Your domicile is Australia because you are an Australian citizen.
Permanent place of abode
It is clear from the case law that a person's permanent place of abode cannot be ascertained by the application of any hard and fast rules. It is a question of fact to be determined in the light of all the circumstances of each case.
The courts have considered a person's 'place of abode' is where they consider 'home'. In R v Hammond (1982) ER 1477, Lord Campbell CJ stated that "a man's residence, where he lives with his family and sleeps at night, is always his place of abode in the full sense of that expression."
A place of abode must exhibit the attributes of a place of residence or a place to live, as contrasted with the overnight, weekly or monthly accommodation of a traveller.
Paragraph 23 of IT 2650 sets out the following factors which are used by the Commissioner in reaching a state of satisfaction as to a taxpayer's permanent place of abode:
· the intended and actual length of the taxpayer's stay in the overseas country
· whether the taxpayer intended to stay in the overseas country only temporarily and then to move on to another country or to return to Australia at some definite point in time
· whether the taxpayer has established a home (in the sense of dwelling place; a house or other shelter that is the fixed residence of a person, a family, or a household), outside Australia
· whether any residence or place of abode exists in Australia or has been abandoned because of the overseas absence
· the duration and continuity of the taxpayer's presence in the overseas country, and
· the durability of association that the person has with a particular place in Australia, that is, maintaining bank accounts in Australia, informing government departments such as the Department of Social Security that he or she is leaving permanently and that family allowance payments should be stopped, place of education of the taxpayer's children, family ties and so on.

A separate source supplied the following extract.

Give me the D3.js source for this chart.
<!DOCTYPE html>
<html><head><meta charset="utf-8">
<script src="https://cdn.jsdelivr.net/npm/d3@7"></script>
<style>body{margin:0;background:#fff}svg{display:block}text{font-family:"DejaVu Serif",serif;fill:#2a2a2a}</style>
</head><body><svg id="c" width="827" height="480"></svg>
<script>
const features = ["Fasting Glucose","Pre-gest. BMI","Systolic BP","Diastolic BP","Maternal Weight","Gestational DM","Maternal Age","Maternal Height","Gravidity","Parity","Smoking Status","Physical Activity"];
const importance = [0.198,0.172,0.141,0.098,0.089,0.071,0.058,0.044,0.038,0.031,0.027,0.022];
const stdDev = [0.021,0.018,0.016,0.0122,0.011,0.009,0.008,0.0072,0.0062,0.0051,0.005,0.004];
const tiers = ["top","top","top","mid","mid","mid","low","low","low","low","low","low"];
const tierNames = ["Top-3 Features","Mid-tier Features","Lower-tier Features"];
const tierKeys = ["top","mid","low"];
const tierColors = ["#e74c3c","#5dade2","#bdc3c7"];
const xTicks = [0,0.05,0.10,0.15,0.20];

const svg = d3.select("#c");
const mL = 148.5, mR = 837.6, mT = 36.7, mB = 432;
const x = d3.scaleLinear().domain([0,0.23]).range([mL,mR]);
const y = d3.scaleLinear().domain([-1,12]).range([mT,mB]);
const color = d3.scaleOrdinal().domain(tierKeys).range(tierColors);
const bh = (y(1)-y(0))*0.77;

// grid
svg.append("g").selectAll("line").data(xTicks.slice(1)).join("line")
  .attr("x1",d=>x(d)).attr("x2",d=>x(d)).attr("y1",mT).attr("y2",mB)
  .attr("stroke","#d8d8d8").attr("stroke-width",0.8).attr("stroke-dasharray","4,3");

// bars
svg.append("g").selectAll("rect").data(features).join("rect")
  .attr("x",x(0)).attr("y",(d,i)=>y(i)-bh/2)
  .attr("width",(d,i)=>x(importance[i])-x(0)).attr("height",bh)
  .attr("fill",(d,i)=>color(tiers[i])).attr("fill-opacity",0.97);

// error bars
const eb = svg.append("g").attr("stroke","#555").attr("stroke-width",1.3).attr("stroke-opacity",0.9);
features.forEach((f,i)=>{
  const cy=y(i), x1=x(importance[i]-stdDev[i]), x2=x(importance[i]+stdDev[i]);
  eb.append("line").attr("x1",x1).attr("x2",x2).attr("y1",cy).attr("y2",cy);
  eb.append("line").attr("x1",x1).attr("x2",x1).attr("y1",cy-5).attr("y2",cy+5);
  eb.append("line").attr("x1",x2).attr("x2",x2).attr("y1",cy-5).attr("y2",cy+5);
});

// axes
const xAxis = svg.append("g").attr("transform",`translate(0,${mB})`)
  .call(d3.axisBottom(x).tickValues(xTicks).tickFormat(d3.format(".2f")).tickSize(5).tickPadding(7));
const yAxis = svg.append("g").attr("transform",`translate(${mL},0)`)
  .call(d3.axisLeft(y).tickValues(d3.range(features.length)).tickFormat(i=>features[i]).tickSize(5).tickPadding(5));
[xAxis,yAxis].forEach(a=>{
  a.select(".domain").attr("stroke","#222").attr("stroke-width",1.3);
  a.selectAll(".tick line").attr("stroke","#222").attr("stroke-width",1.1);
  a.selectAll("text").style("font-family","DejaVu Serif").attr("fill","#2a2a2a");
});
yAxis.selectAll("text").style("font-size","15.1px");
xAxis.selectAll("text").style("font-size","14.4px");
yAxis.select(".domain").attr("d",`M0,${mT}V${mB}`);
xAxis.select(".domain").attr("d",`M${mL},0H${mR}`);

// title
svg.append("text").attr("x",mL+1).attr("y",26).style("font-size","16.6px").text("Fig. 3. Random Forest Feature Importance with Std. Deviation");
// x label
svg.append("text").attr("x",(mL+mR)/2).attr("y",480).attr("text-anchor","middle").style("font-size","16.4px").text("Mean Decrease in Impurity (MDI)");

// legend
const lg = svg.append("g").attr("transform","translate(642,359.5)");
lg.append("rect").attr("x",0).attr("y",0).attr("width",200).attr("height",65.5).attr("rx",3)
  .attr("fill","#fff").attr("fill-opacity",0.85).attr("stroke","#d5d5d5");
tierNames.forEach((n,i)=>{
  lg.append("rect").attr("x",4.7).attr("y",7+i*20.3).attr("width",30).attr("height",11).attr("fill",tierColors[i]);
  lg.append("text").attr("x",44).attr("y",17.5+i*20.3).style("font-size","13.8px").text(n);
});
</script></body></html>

In relation to the weight to be given to each of the above factors, paragraph 24 of IT 2650 states:
The weight to be given to each factor will vary with the individual circumstances of each particular case and no single factor will be decisive… however… greater weight should be given to factors (c), (e) and (f) than to the remaining factors, though these are still, of course, relevant.

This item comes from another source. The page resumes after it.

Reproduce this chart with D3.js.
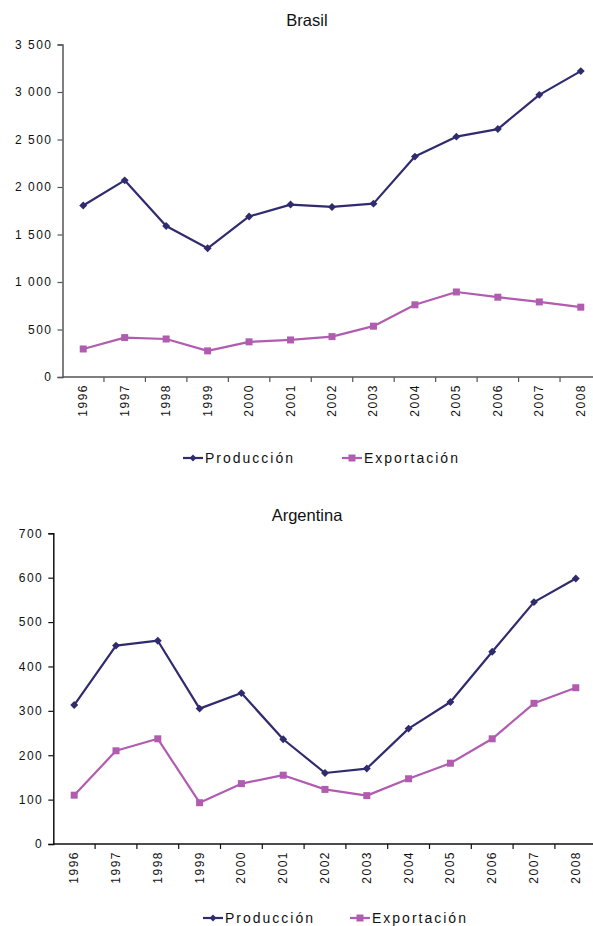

In your case, you have stayed in the Departing Country for many years. Your intention to remain was long term as evidenced by your patronage of companion animals and the signing of a lease for a house in the Departing Country. You established a home and garden in the Departing Country. Due to the duration of your stay in the Departing Country, you are not a resident of Australia.
The 183 day test
Under the 183 day test, a person is a resident of Australia if they are actually physically present in Australia for more than 183 days in an income year unless the Commissioner is satisfied that their usual permanent of abode is outside of Australia and they have no intention of taking up residence here.
This test does not apply to you because as discussed above, as we consider that you have a permanent place of abode outside of Australia.
The superannuation test
A person will be considered a resident under the Commonwealth superannuation fund test if they currently contribute to certain superannuation funds for Commonwealth government employees. The eligible funds are funds:
· established under the Superannuation Act 1976 (such as the Commonwealth Superannuation Scheme), or
· established under the Superannuation Act 1990 (such as the Public Sector Superannuation Scheme), or
· the spouse or child under 16 of a person covered by either of the above funds.
In your case, you have never been a Commonwealth government employee and therefore you are not able to contribute to the abovementioned superannuation schemes.
Your residency status
As you do not meet any of the above tests, you are not a resident of Australia for tax purposes.
As you are not a resident of Australia, according to section 6-5 of the ITAA 1997, your assessable income only includes income gained from sources in Australia, and will therefore not include the income you receive from the Departing Country.